101. Wie ich bereits in einer anderen Rechtssache ausgeführt habe, möchte ich mich mit dem letzten Punkt „keinesfalls in die Möglichkeiten des vorlegenden Gerichts einmischen, das streitgegenständliche Verhalten nach seinem nationalen Recht zu würdigen. Ich möchte mich darauf beschränken, den Blickwinkel dafür zu öffnen, dass sich auch jenseits des Anwendungsbereichs des Markenrechts prozessuale Vorgehensweisen gegen ein möglicherweise rechtswidriges Verhalten abzeichnen“(69).
V. Ergebnis
102. Nach alledem schlage ich dem Gerichtshof vor, dem Tribunal de l’entreprise de Liège (Unternehmensgericht Lüttich, Belgien) wie folgt zu antworten:
1. Die Art. 2 bis 5 der Richtlinie 2001/29/EG des Europäischen Parlaments und des Rates vom 22. Mai 2001 zur Harmonisierung bestimmter Aspekte des Urheberrechts und der verwandten Schutzrechte in der Informationsgesellschaft bieten keinen urheberrechtlichen Schutz für Schöpfungen gewerblich anwendbarer Erzeugnisse, deren Form ausschließlich durch ihre technische Funktion bedingt ist.

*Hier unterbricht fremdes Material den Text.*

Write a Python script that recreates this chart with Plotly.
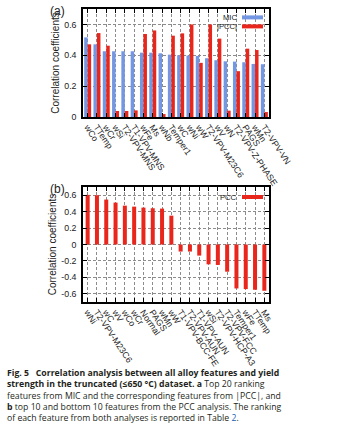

2. Für die Entscheidung, ob die konkreten Merkmale der Form eines Erzeugnisses ausschließlich durch seine technische Funktion bedingt sind, muss das zuständige Gericht alle in der jeweiligen Rechtssache relevanten objektiven Umstände berücksichtigen, einschließlich des Vorhandenseins eines früheren Patents oder Geschmacksmusters für dasselbe Erzeugnis, der Wirksamkeit der Form zur Erreichung des technischen Ergebnisses und des Willens, dieses Ergebnis zu erreichen.
3. Wenn die technische Funktion der einzige Faktor ist, der das Erscheinungsbild des Erzeugnisses bedingt, ist das Vorhandensein alternativer Formen unerheblich. Von Bedeutung kann es jedoch sein, dass die gewählte Form wichtige nicht funktionelle Elemente enthält, die durch eine freie Entscheidung ihres Urhebers bedingt sind.